We are referring to skills and qualities individual employees bring to the table for your organization that can act as multipliers in the equations above. The exact cost can be hard to calculate, but the impact is real and must be considered. Such unique costs can include:
Individual employee capabilities and knowledge
Organizational investment in training
Employee influence on other employees
Strong employee relationships with clients
In addition, if an employee takes their skills to a competitor the depletion can be compounded.
Consider for a moment an above-average salesperson leaving to work for a direct competitor. They take with them the value of at least a percentage of their book of business, their knowledge of your unique processes, their experience across industries and verticals, and their contact list of your partners, vendors, and other employees. The damage can be staggering.
Today’s employers must also consider the repercussions of employee turnover from a future recruitment perspective. For instance, one of the first things that happen when an employee leaves is that other employees must fill the gap left by their colleagues. This can lead to added stress, more work, tired employees, and diminished company culture. If the employee was a solid, respected leader, then the loss can result in disillusioned, unfocused teams. The company’s brand as an employer-of-choice will also be impaired as job vacancies continue or multiply.
Unfilled positions lead to a breakdown in communication between customers, partners, and team members. The result? Confusion, unhappy employees, angry customers, and lost revenue to name a few. Consider again the example of the salesperson who leaves to work for a competitor. If someone from your team doesn’t bridge the gap and stay in touch with the clients in their book of business, they run the risk of leaving — running right into the arms of your competition.

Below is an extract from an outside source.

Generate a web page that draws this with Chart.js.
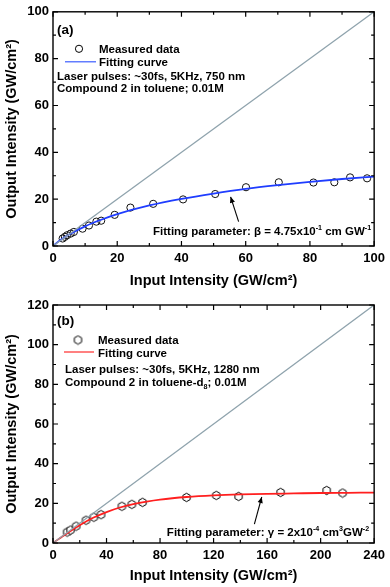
<!DOCTYPE html>
<html><head><meta charset="utf-8">
<script src="https://cdn.jsdelivr.net/npm/chart.js@4/dist/chart.umd.min.js"></script>
<style>
html,body{margin:0;padding:0;background:#fff;}
#wrap{position:relative;width:390px;height:587px;overflow:hidden;}
.c{position:absolute;left:0;width:390px;}
</style></head><body>
<div id="wrap">
<div class="c" style="top:0;height:292px"><canvas id="ca"></canvas></div>
<div class="c" style="top:292px;height:295px"><canvas id="cb"></canvas></div>
</div>
<script>
const FONT = "'Liberation Sans', Arial, sans-serif";

// ---- Panel (a) data ----
const aInput  = [3.0,3.7,4.4,5.5,6.5,9.2,11.2,13.5,15.0,19.2,24.1,31.2,40.5,50.5,60.1,70.3,81.1,87.6,92.5,97.8];
const aOutput = [3.2,3.9,4.6,5.3,6.0,7.4,8.75,10.4,10.8,13.3,16.4,18.0,19.9,22.2,25.1,27.2,27.1,27.2,29.3,28.9];
const aFitInput  = [0,2,5,10,15,20,30,40,50,60,70,80,90,100];
const aFitOutput = [0,2.2,4.9,8.4,11.2,13.6,17.3,20.1,22.4,24.4,26.0,27.4,28.6,29.6];
const aLinearIn  = [0,100];
const aLinearOut = [0,100];
const aTicksX = [0,20,40,60,80,100];
const aTicksY = [0,20,40,60,80,100];

// ---- Panel (b) data ----
const bInput  = [10.6,13.1,17.3,24.7,30.5,35.9,51.5,58.9,66.9,99.8,122,138.7,170.1,204.5,216.4];
const bOutput = [5.5,6.5,8.5,11.5,13.0,14.3,18.5,19.5,20.5,23.0,24.0,23.5,25.5,26.5,25.2];
const bFitInput  = [0,10,20,30,40,50,60,70,80,100,120,140,160,180,200,220,240];
const bFitOutput = [0,4.7,9.0,12.7,15.6,17.9,19.6,20.9,21.9,23.2,24.0,24.5,24.8,25.0,25.2,25.3,25.4];
const bLinearIn  = [0,240];
const bLinearOut = [0,120];
const bTicksX = [0,40,80,120,160,200,240];
const bTicksY = [0,20,40,60,80,100,120];

const pts = (xs, ys) => xs.map((x,i)=>({x, y: ys[i]}));

function hexagon(){
  const c = document.createElement('canvas'); c.width = 11; c.height = 11;
  const g = c.getContext('2d');
  g.beginPath();
  for (let i=0;i<6;i++){ const a = Math.PI/6 + i*Math.PI/3; const px = 5.5+4.2*Math.cos(a), py = 5.5+4.2*Math.sin(a); i?g.lineTo(px,py):g.moveTo(px,py); }
  g.closePath(); g.fillStyle='#fff'; g.fill(); g.strokeStyle='#000'; g.lineWidth=1; g.stroke();
  return c;
}
const HEX = hexagon();

function rich(ctx, parts, x, y, align, fs){
  const ss = fs*0.62;
  let w = 0;
  parts.forEach(([t,m])=>{ ctx.font = `bold ${m?ss:fs}px ${FONT}`; w += ctx.measureText(t).width; });
  let cx = align==='right' ? x - w : x;
  ctx.textAlign='left'; ctx.textBaseline='alphabetic'; ctx.fillStyle='#000';
  parts.forEach(([t,m])=>{
    ctx.font = `bold ${m?ss:fs}px ${FONT}`;
    const dy = m===1 ? -fs*0.42 : (m===-1 ? fs*0.22 : 0);
    ctx.fillText(t, cx, y+dy); cx += ctx.measureText(t).width;
  });
}

function arrow(ctx, x1,y1,x2,y2){
  ctx.save(); ctx.strokeStyle='#000'; ctx.fillStyle='#000'; ctx.lineWidth=1.1;
  ctx.beginPath(); ctx.moveTo(x1,y1); ctx.lineTo(x2,y2); ctx.stroke();
  const ang = Math.atan2(y2-y1,x2-x1), L=6, W=2.6;
  ctx.beginPath(); ctx.moveTo(x2,y2);
  ctx.lineTo(x2-L*Math.cos(ang)+W*Math.sin(ang), y2-L*Math.sin(ang)-W*Math.cos(ang));
  ctx.lineTo(x2-L*Math.cos(ang)-W*Math.sin(ang), y2-L*Math.sin(ang)+W*Math.cos(ang));
  ctx.closePath(); ctx.fill(); ctx.restore();
}

const framePlugin = {
  id:'frame',
  afterDatasetsDraw(chart){
    const {ctx, chartArea:a, scales:{x,y}} = chart;
    ctx.save();
    ctx.strokeStyle='#000'; ctx.lineWidth=1.4;
    ctx.strokeRect(a.left, a.top, a.right-a.left, a.bottom-a.top);
    ctx.lineWidth=1.2;
    const xv = x.ticks.map(t=>t.value), yv = y.ticks.map(t=>t.value);
    const mids = v => v.slice(1).map((t,i)=>(t+v[i])/2);
    const drawX = (vals,len)=>vals.forEach(v=>{ const p=x.getPixelForValue(v);
      ctx.beginPath(); ctx.moveTo(p,a.bottom); ctx.lineTo(p,a.bottom-len); ctx.moveTo(p,a.top); ctx.lineTo(p,a.top+len); ctx.stroke(); });
    const drawY = (vals,len)=>vals.forEach(v=>{ const p=y.getPixelForValue(v);
      ctx.beginPath(); ctx.moveTo(a.left,p); ctx.lineTo(a.left+len,p); ctx.moveTo(a.right,p); ctx.lineTo(a.right-len,p); ctx.stroke(); });
    drawX(xv,5); drawX(mids(xv),3); drawY(yv,5); drawY(mids(yv),3);
    ctx.restore();
  }
};

function makeOptions(xT, yT, padTop, xH){
  const tickFont = {family:FONT, size:13, weight:'bold'};
  const titleFont = {family:FONT, size:14.5, weight:'bold'};
  return {
    responsive:true, maintainAspectRatio:false, animation:false,
    layout:{padding:{top:padTop, right:13, left:0, bottom:0}},
    plugins:{legend:{display:false}, tooltip:{enabled:false}},
    scales:{
      x:{type:'linear', min:xT[0], max:xT[xT.length-1],
        afterBuildTicks(s){ s.ticks = xT.map(v=>({value:v})); },
        ticks:{font:tickFont, color:'#000', padding:5, maxRotation:0, autoSkip:false},
        grid:{display:false, drawTicks:false}, border:{display:false},
        title:{display:true, text:'Input Intensity (GW/cm²)', font:titleFont, color:'#000', padding:{top:0,bottom:2}},
        afterFit(s){ s.height = xH; }
      },
      y:{type:'linear', min:yT[0], max:yT[yT.length-1],
        afterBuildTicks(s){ s.ticks = yT.map(v=>({value:v})); },
        ticks:{font:tickFont, color:'#000', padding:4, autoSkip:false},
        grid:{display:false, drawTicks:false}, border:{display:false},
        title:{display:true, text:'Output Intensity (GW/cm²)', font:titleFont, color:'#000', padding:{top:3,bottom:0}},
        afterFit(s){ s.width = 53; }
      }
    }
  };
}

const GRAY = '#8fa3ad';

// ---- Chart (a) ----
const annotA = {
  id:'annotA',
  afterDraw(chart){
    const {ctx, chartArea:a, scales:{x,y}} = chart;
    ctx.save();
    const fs = 11.5, L = a.left;
    rich(ctx, [['(a)',0]], L+4, a.top+22, 'left', 13.5);
    ctx.beginPath(); ctx.arc(L+26, a.top+37, 3.6, 0, Math.PI*2); ctx.fillStyle='#fff'; ctx.fill();
    ctx.strokeStyle='#000'; ctx.lineWidth=1; ctx.stroke();
    rich(ctx, [['Measured data',0]], L+46, a.top+41, 'left', fs);
    ctx.beginPath(); ctx.moveTo(L+12, a.top+50); ctx.lineTo(L+43, a.top+50); ctx.strokeStyle='#3a5cff'; ctx.lineWidth=1.2; ctx.stroke();
    rich(ctx, [['Fitting curve',0]], L+46, a.top+54, 'left', fs);
    rich(ctx, [['Laser pulses: ~30fs, 5KHz, 750 nm',0]], L+4, a.top+68, 'left', fs);
    rich(ctx, [['Compound 2 in toluene; 0.01M',0]], L+4, a.top+80, 'left', fs);
    arrow(ctx, x.getPixelForValue(57.8), y.getPixelForValue(10.4), x.getPixelForValue(55.3), y.getPixelForValue(21));
    rich(ctx, [['Fitting parameter: β = 4.75x10',0],['-1',1],[' cm GW',0],['-1',1]], a.right-3, a.bottom-11, 'right', fs);
    ctx.restore();
  }
};

new Chart(document.getElementById('ca'), {
  type:'scatter',
  data:{datasets:[
    {data:pts(aLinearIn,aLinearOut), showLine:true, borderColor:GRAY, borderWidth:1.3, pointRadius:0},
    {data:pts(aFitInput,aFitOutput), showLine:true, borderColor:'#1f3dff', borderWidth:1.8, pointRadius:0, cubicInterpolationMode:'monotone'},
    {data:pts(aInput,aOutput), pointStyle:'circle', pointRadius:3.6, pointBackgroundColor:'rgba(255,255,255,0)', pointBorderColor:'#111', pointBorderWidth:1}
  ]},
  options: makeOptions(aTicksX, aTicksY, 5, 46),
  plugins:[framePlugin, annotA]
});

// ---- Chart (b) ----
const annotB = {
  id:'annotB',
  afterDraw(chart){
    const {ctx, chartArea:a, scales:{x,y}} = chart;
    ctx.save();
    const fs = 11.5, L = a.left;
    rich(ctx, [['(b)',0]], L+4, a.top+20, 'left', 13.5);
    ctx.drawImage(HEX, L+25-5.5, a.top+35-5.5);
    rich(ctx, [['Measured data',0]], L+45, a.top+39, 'left', fs);
    ctx.beginPath(); ctx.moveTo(L+11, a.top+47); ctx.lineTo(L+41, a.top+47); ctx.strokeStyle='#ff2a2a'; ctx.lineWidth=1.2; ctx.stroke();
    rich(ctx, [['Fitting curve',0]], L+45, a.top+52, 'left', fs);
    rich(ctx, [['Laser pulses: ~30fs, 5KHz, 1280 nm',0]], L+12, a.top+68, 'left', fs);
    rich(ctx, [['Compound 2 in toluene-d',0],['8',-1],['; 0.01M',0]], L+12, a.top+81, 'left', fs);
    arrow(ctx, x.getPixelForValue(150.5), y.getPixelForValue(9.5), x.getPixelForValue(156), y.getPixelForValue(23.2));
    rich(ctx, [['Fitting parameter: γ = 2x10',0],['-4',1],[' cm',0],['3',1],['GW',0],['-2',1]], a.right-5, a.bottom-7, 'right', fs);
    ctx.restore();
  }
};

new Chart(document.getElementById('cb'), {
  type:'scatter',
  data:{datasets:[
    {data:pts(bLinearIn,bLinearOut), showLine:true, borderColor:GRAY, borderWidth:1.3, pointRadius:0},
    {data:pts(bFitInput,bFitOutput), showLine:true, borderColor:'#ff1f1f', borderWidth:1.8, pointRadius:0, cubicInterpolationMode:'monotone'},
    {data:pts(bInput,bOutput), pointStyle:HEX, pointRadius:4}
  ]},
  options: makeOptions(bTicksX, bTicksY, 13, 44),
  plugins:[framePlugin, annotB]
});
</script>
</body></html>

The Advantages of Maintaining Your Hiring Momentum
It doesn’t matter if the subject is exercise, locomotive trains, or hiring; maintaining a steady pace is always easier than starting again after a dead stop. Your acquisition costs and time commitments can be managed by the pace of your talent acquisition process.
Consider the following reasons how a continual hiring mode can benefit your organization.
It provides faster recovery after a position has been vacated because a continual hiring mode reduces that static time to fill period.
Your rate and risk of turnover due to employee burnout and frustration are reduced. It is much easier to support abandoned workloads temporarily than to accept them with no end in sight.
Continual hiring closes gaps in work inefficiencies that can decrease your market competitiveness.
It fosters proactive versus reactive hiring decisions. Don’t force your hiring managers and HR professionals to make snap decisions.
Ongoing hiring affords you the ability to maintain your high-quality standards in candidate selection rather than forcing you to hire out of desperation.
We do need to mention one very important note of caution though. Working to fill vacant positions does not mean rushing through the hiring process just to find a replacement. The cost of making a bad hire due to a rushed process or hasty decisions will cost you even more than leaving a position unfilled. You still need to follow a structured hiring process that clearly defines your talent needs.
Here’s the bottom line. Before you justify an unfilled position with the recovered costs of salary and benefits, think for a moment about what the vacancy might be costing you in the long run. Whether you realize it or not, the risks probably far outweigh the rewards. This is also why many organizations know that partnering with the right recruitment firm can help speed up and support their hiring efforts.